Migrants that are processed for asylum claims at the border would face a higher standard and be required to show proof early on that they would face prosecution or torture if they are sent back. The bill would exempt processing at ports of entry from the shut down, allowing for at least 1,400 appointments per day.

Ends 'catch and release' and reduces timeline to decide cases

Sinema said the border security agreement would end "catch and release," the practice by which migrants are detained and processed at the border, and then released into the interior with a notice to appear in court several weeks or months away. It generally takes years to decide a single case because of a 3.2 million case backlog in immigration court.

Under the bipartisan agreement, migrants processed at the border would be placed either in detention or under supervision for about three months. During that time, they will take undergo an initial asylum interview. If they pass, they will be issued a work permit but remain under supervision for an additional three months.

At that point, asylum officers would decide the validity of their asylum claims, rather than adding their cases to the backlogged immigration court. That means that an asylum seeker's claims would be decided in about six months, rather than years under the current system.

Deal does not address undocumented migrants, including Dreamers, in US

While this bill makes significant changes the U.S. asylum system, it would not comprehensively reform the larger immigration system in the United States. That system has not had meaningful, large-scale reform since 1996.

The agreement does not address the legal status of Dreamers, undocumented youth brought to the country by their parents, Temporary Protected Status recipients or any of the estimated 11 million undocumented immigrants living in the United States.

This deal also does not create a guest worker program to address labor shortages in the country, or update the current visa system in the U.S., which remains backlogged and takes years or decades to allow someone to migrate legally to the United States.

The bill would provide legal status for Afghans, authorizes more visas

What this bipartisan agreement does is create legal status for a reduced population of people already in the country, and allocates additional immigrant visas.

Most notably, it would provide permanent legal status to at least 115,000 Afghan allies that were evacuated and resettled in the United States after the 2021 Taliban takeover of Afghanistan. Afghans were admitted into the country under humanitarian parole for two years. They can renew that status, but it does not offer a permanent path to stay in the country.

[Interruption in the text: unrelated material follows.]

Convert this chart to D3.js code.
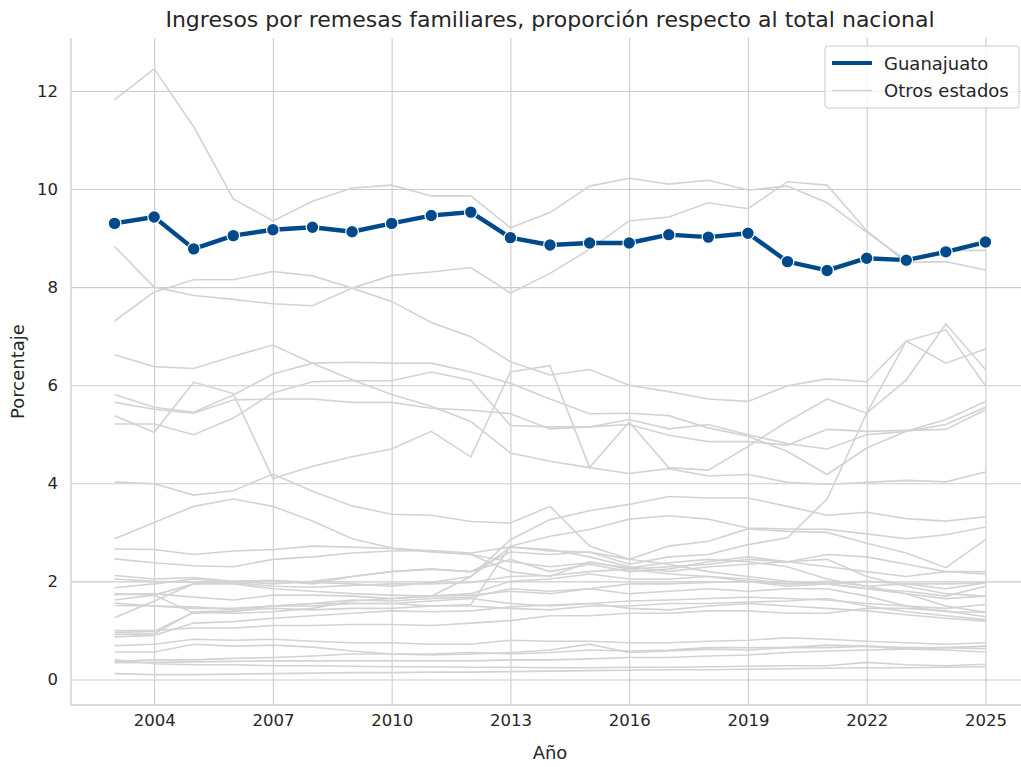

The bill also extends protections to the children of H-1B visa holders so that they don't age out of legal status when they turn 21 because of a backlog in processing green card applications. This section of the bill also authorizes 250,000 new immigrant visas over the next five years.

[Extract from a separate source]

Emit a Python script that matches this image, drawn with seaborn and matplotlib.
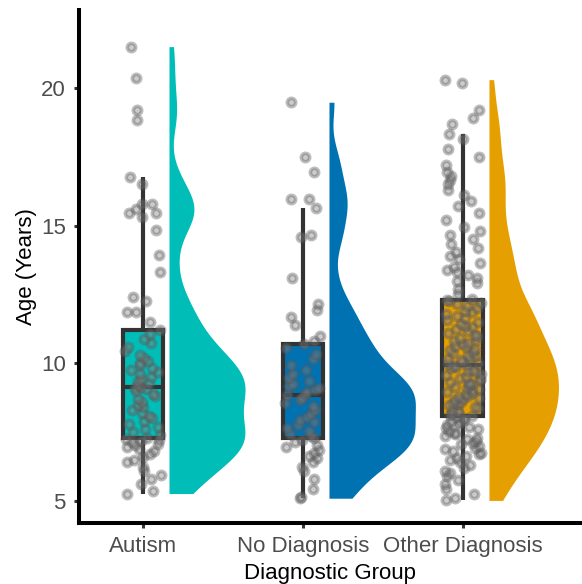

Guarantees access to attorneys for unaccompanied children

Another notable policy change under the agreement deals with legal representation for unaccompanied children apprehended along the U.S.-Mexico border.

At the moment, unaccompanied minors are allowed but not guaranteed access to an attorney representing them at their immigration proceedings. Language in the border security bill would require the U.S. Department of Health and Human Services to provide an attorney to unaccompanied children under 13 years old.